EXERCISE –
Write out the entire listing below exactly, with the pictures left out.

##### DATA SHOWN #####

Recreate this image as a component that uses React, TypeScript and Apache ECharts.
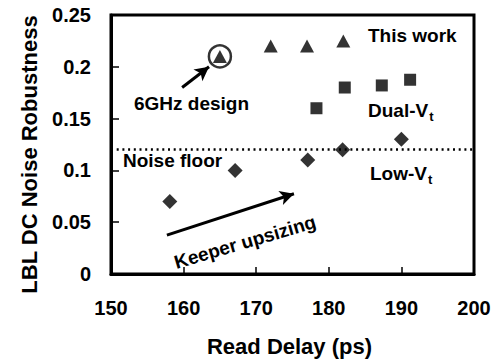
import React, { useEffect, useRef } from "react";
import * as echarts from "echarts";

const xTicks = [150, 160, 170, 180, 190, 200];
const yTicks = [0, 0.05, 0.1, 0.15, 0.2, 0.25];
const thisWork: [number, number][] = [
  [165, 0.21],
  [172, 0.22],
  [177, 0.22],
  [182, 0.225],
];
const dualVt: [number, number][] = [
  [178.3, 0.16],
  [182.2, 0.18],
  [187.3, 0.182],
  [191.2, 0.1875],
];
const lowVt: [number, number][] = [
  [158.1, 0.07],
  [167.1, 0.1],
  [177.1, 0.11],
  [181.9, 0.12],
  [190, 0.13],
];
const highlighted: [number, number][] = [[165, 0.21]];
const noiseFloor = 0.1235;
const arrow6GHz: [number, number][] = [
  [159.8, 0.18],
  [163.5, 0.2],
];
const arrowKeeper: [number, number][] = [
  [157.7, 0.0375],
  [175.2, 0.0775],
];

const FONT = "'Liberation Sans', Arial, Helvetica, sans-serif";

export default function App() {
  const ref = useRef<HTMLDivElement>(null);
  useEffect(() => {
    if (!ref.current) return;
    const chart = echarts.init(ref.current, undefined, { renderer: "svg" });
    const txt = (x: number, y: number, text: string) => ({
      type: "text",
      x,
      y,
      style: {
        text,
        fill: "#000",
        font: `bold 19px ${FONT}`,
        verticalAlign: "middle",
      },
    });
    const rich = {
      a: { fontSize: 19, fontWeight: "bold", fontFamily: FONT, fill: "#000", lineHeight: 22 },
      b: { fontSize: 13, fontWeight: "bold", fontFamily: FONT, fill: "#000", padding: [12, 0, 0, 1] },
    };
    chart.setOption({
      animation: false,
      grid: {
        left: 111,
        right: 22,
        top: 15,
        bottom: 87,
        show: true,
        borderColor: "#000",
        borderWidth: 3,
      },
      xAxis: {
        type: "value",
        min: xTicks[0],
        max: xTicks[xTicks.length - 1],
        interval: 10,
        name: "Read Delay (ps)",
        nameLocation: "middle",
        nameGap: 61,
        nameTextStyle: { fontSize: 22, fontWeight: "bold", fontFamily: FONT, color: "#000", padding: [0, 6, 0, 0] },
        axisLine: { lineStyle: { color: "#000", width: 3 } },
        axisTick: { inside: true, length: 7, lineStyle: { color: "#000", width: 1.5 } },
        axisLabel: { margin: 24, fontSize: 20, fontWeight: "bold", fontFamily: FONT, color: "#000" },
        splitLine: { show: false },
      },
      yAxis: {
        type: "value",
        min: yTicks[0],
        max: yTicks[yTicks.length - 1],
        interval: 0.05,
        name: "LBL DC Noise Robustness",
        nameLocation: "middle",
        nameGap: 71,
        nameTextStyle: {
          fontSize: 22,
          fontWeight: "bold",
          fontFamily: FONT,
          color: "#000",
          padding: [0, 20, 0, 0],
        },
        axisLine: { lineStyle: { color: "#000", width: 3 } },
        axisTick: { inside: true, length: 8, lineStyle: { color: "#000", width: 1.5 } },
        axisLabel: {
          margin: 20,
          fontSize: 20,
          fontWeight: "bold",
          fontFamily: FONT,
          color: "#000",
          formatter: (v: number) => String(Math.round(v * 100) / 100),
        },
        splitLine: { show: false },
      },
      series: [
        {
          type: "scatter",
          name: "This work",
          data: thisWork,
          symbol: "triangle",
          symbolSize: [14, 13],
          itemStyle: { color: "#000" },
          z: 5,
        },
        {
          type: "scatter",
          name: "Dual-Vt",
          data: dualVt,
          symbol: "rect",
          symbolSize: 12,
          itemStyle: { color: "#000" },
        },
        {
          type: "scatter",
          name: "Low-Vt",
          data: lowVt,
          symbol: "diamond",
          symbolSize: 15,
          itemStyle: { color: "#000" },
          markLine: {
            silent: true,
            symbol: ["none", "none"],
            label: { show: false },
            lineStyle: { color: "#000", type: [2, 3.7], width: 2.5 },
            data: [{ yAxis: noiseFloor }],
          },
        },
        {
          type: "scatter",
          name: "6GHz",
          data: highlighted,
          symbol: "circle",
          symbolSize: 22,
          itemStyle: { color: "transparent", borderColor: "#000", borderWidth: 2.5 },
          z: 4,
        },
        {
          type: "scatter",
          name: "arrows",
          data: [],
          markLine: {
            silent: true,
            symbol: ["none", "arrow"],
            symbolSize: [11, 14],
            label: { show: false },
            lineStyle: { color: "#000", type: "solid", width: 3 },
            data: [
              [{ coord: arrow6GHz[0] }, { coord: arrow6GHz[1] }],
              [{ coord: arrowKeeper[0] }, { coord: arrowKeeper[1] }],
            ],
          },
        },
      ],
      graphic: [
        txt(368, 35, "This work"),
        txt(134, 103, "6GHz design"),
        txt(123, 160, "Noise floor"),
        {
          type: "text",
          x: 368,
          y: 110,
          style: { text: "{a|Dual-V}{b|t}", rich, verticalAlign: "middle" },
        },
        {
          type: "text",
          x: 370,
          y: 173,
          style: { text: "{a|Low-V}{b|t}", rich, verticalAlign: "middle" },
        },
        {
          type: "text",
          x: 245,
          y: 242,
          rotation: 0.286,
          style: {
            text: "Keeper upsizing",
            fill: "#000",
            font: `bold 19px ${FONT}`,
            align: "center",
            verticalAlign: "middle",
          },
        },
      ],
    });
    return () => chart.dispose();
  }, []);
  return (
    <div
      ref={ref}
      style={{ position: "absolute", left: 0, top: 0, width: 496, height: 362 }}
    />
  );
}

#####

ANSWER TO THE PROBLEM –
Recreate this image as a component that uses React, TypeScript and Apache ECharts.
import React, { useEffect, useRef } from "react";
import * as echarts from "echarts";

const xTicks = [150, 160, 170, 180, 190, 200];
const yTicks = [0, 0.05, 0.1, 0.15, 0.2, 0.25];
const thisWork: [number, number][] = [
  [165, 0.21],
  [172, 0.22],
  [177, 0.22],
  [182, 0.225],
];
const dualVt: [number, number][] = [
  [178.3, 0.16],
  [182.2, 0.18],
  [187.3, 0.182],
  [191.2, 0.1875],
];
const lowVt: [number, number][] = [
  [158.1, 0.07],
  [167.1, 0.1],
  [177.1, 0.11],
  [181.9, 0.12],
  [190, 0.13],
];
const highlighted: [number, number][] = [[165, 0.21]];
const noiseFloor = 0.1235;
const arrow6GHz: [number, number][] = [
  [159.8, 0.18],
  [163.5, 0.2],
];
const arrowKeeper: [number, number][] = [
  [157.7, 0.0375],
  [175.2, 0.0775],
];

const FONT = "'Liberation Sans', Arial, Helvetica, sans-serif";

export default function App() {
  const ref = useRef<HTMLDivElement>(null);
  useEffect(() => {
    if (!ref.current) return;
    const chart = echarts.init(ref.current, undefined, { renderer: "svg" });
    const txt = (x: number, y: number, text: string) => ({
      type: "text",
      x,
      y,
      style: {
        text,
        fill: "#000",
        font: `bold 19px ${FONT}`,
        verticalAlign: "middle",
      },
    });
    const rich = {
      a: { fontSize: 19, fontWeight: "bold", fontFamily: FONT, fill: "#000", lineHeight: 22 },
      b: { fontSize: 13, fontWeight: "bold", fontFamily: FONT, fill: "#000", padding: [12, 0, 0, 1] },
    };
    chart.setOption({
      animation: false,
      grid: {
        left: 111,
        right: 22,
        top: 15,
        bottom: 87,
        show: true,
        borderColor: "#000",
        borderWidth: 3,
      },
      xAxis: {
        type: "value",
        min: xTicks[0],
        max: xTicks[xTicks.length - 1],
        interval: 10,
        name: "Read Delay (ps)",
        nameLocation: "middle",
        nameGap: 61,
        nameTextStyle: { fontSize: 22, fontWeight: "bold", fontFamily: FONT, color: "#000", padding: [0, 6, 0, 0] },
        axisLine: { lineStyle: { color: "#000", width: 3 } },
        axisTick: { inside: true, length: 7, lineStyle: { color: "#000", width: 1.5 } },
        axisLabel: { margin: 24, fontSize: 20, fontWeight: "bold", fontFamily: FONT, color: "#000" },
        splitLine: { show: false },
      },
      yAxis: {
        type: "value",
        min: yTicks[0],
        max: yTicks[yTicks.length - 1],
        interval: 0.05,
        name: "LBL DC Noise Robustness",
        nameLocation: "middle",
        nameGap: 71,
        nameTextStyle: {
          fontSize: 22,
          fontWeight: "bold",
          fontFamily: FONT,
          color: "#000",
          padding: [0, 20, 0, 0],
        },
        axisLine: { lineStyle: { color: "#000", width: 3 } },
        axisTick: { inside: true, length: 8, lineStyle: { color: "#000", width: 1.5 } },
        axisLabel: {
          margin: 20,
          fontSize: 20,
          fontWeight: "bold",
          fontFamily: FONT,
          color: "#000",
          formatter: (v: number) => String(Math.round(v * 100) / 100),
        },
        splitLine: { show: false },
      },
      series: [
        {
          type: "scatter",
          name: "This work",
          data: thisWork,
          symbol: "triangle",
          symbolSize: [14, 13],
          itemStyle: { color: "#000" },
          z: 5,
        },
        {
          type: "scatter",
          name: "Dual-Vt",
          data: dualVt,
          symbol: "rect",
          symbolSize: 12,
          itemStyle: { color: "#000" },
        },
        {
          type: "scatter",
          name: "Low-Vt",
          data: lowVt,
          symbol: "diamond",
          symbolSize: 15,
          itemStyle: { color: "#000" },
          markLine: {
            silent: true,
            symbol: ["none", "none"],
            label: { show: false },
            lineStyle: { color: "#000", type: [2, 3.7], width: 2.5 },
            data: [{ yAxis: noiseFloor }],
          },
        },
        {
          type: "scatter",
          name: "6GHz",
          data: highlighted,
          symbol: "circle",
          symbolSize: 22,
          itemStyle: { color: "transparent", borderColor: "#000", borderWidth: 2.5 },
          z: 4,
        },
        {
          type: "scatter",
          name: "arrows",
          data: [],
          markLine: {
            silent: true,
            symbol: ["none", "arrow"],
            symbolSize: [11, 14],
            label: { show: false },
            lineStyle: { color: "#000", type: "solid", width: 3 },
            data: [
              [{ coord: arrow6GHz[0] }, { coord: arrow6GHz[1] }],
              [{ coord: arrowKeeper[0] }, { coord: arrowKeeper[1] }],
            ],
          },
        },
      ],
      graphic: [
        txt(368, 35, "This work"),
        txt(134, 103, "6GHz design"),
        txt(123, 160, "Noise floor"),
        {
          type: "text",
          x: 368,
          y: 110,
          style: { text: "{a|Dual-V}{b|t}", rich, verticalAlign: "middle" },
        },
        {
          type: "text",
          x: 370,
          y: 173,
          style: { text: "{a|Low-V}{b|t}", rich, verticalAlign: "middle" },
        },
        {
          type: "text",
          x: 245,
          y: 242,
          rotation: 0.286,
          style: {
            text: "Keeper upsizing",
            fill: "#000",
            font: `bold 19px ${FONT}`,
            align: "center",
            verticalAlign: "middle",
          },
        },
      ],
    });
    return () => chart.dispose();
  }, []);
  return (
    <div
      ref={ref}
      style={{ position: "absolute", left: 0, top: 0, width: 496, height: 362 }}
    />
  );
}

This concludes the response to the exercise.